═══ Material for the task

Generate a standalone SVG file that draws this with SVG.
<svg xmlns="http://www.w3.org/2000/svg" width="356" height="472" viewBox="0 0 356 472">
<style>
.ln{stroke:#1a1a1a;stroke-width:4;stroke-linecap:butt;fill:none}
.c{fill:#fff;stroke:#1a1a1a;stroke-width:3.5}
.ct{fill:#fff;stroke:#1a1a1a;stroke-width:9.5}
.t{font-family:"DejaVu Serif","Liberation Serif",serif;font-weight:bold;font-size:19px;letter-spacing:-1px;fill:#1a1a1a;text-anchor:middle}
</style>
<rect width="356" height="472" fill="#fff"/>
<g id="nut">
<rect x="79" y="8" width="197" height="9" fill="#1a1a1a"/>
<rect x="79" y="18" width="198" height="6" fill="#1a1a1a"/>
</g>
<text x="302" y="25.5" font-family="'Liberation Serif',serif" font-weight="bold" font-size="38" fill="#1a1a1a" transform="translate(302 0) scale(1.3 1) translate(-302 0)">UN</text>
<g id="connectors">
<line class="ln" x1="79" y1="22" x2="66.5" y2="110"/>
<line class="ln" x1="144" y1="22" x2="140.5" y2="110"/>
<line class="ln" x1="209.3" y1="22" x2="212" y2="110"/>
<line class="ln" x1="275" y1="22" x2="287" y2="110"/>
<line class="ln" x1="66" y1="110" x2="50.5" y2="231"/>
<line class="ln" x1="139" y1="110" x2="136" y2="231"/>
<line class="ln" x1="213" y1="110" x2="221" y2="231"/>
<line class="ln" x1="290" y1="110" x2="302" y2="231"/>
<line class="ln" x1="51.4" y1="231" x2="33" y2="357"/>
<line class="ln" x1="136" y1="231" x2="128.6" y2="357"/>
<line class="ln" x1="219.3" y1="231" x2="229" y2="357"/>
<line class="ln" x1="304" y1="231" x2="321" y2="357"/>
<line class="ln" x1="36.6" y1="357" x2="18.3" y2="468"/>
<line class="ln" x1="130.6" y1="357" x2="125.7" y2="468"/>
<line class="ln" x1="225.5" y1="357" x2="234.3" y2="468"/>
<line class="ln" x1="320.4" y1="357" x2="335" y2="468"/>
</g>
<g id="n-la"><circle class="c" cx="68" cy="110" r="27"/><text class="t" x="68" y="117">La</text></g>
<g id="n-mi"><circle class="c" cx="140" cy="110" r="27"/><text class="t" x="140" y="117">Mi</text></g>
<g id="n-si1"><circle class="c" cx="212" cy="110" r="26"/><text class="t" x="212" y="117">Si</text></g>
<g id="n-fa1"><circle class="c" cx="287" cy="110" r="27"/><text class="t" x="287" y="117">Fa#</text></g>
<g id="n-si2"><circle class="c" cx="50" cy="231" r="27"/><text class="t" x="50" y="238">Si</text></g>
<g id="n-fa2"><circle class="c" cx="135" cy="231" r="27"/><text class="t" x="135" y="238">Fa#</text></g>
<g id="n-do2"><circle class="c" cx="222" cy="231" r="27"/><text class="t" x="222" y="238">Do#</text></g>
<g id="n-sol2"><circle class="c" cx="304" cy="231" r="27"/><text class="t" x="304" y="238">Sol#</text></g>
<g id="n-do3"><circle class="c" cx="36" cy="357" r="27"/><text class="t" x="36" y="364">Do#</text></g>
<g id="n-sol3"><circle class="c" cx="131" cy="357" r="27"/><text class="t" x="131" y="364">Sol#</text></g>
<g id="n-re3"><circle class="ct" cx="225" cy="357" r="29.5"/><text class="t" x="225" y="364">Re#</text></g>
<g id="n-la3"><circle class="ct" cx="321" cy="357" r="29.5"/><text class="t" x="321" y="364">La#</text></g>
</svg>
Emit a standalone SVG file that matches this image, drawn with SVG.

══════

The exercise: Every line of the listing that holds "with" is to be counted; give only the resulting number.

Response: 2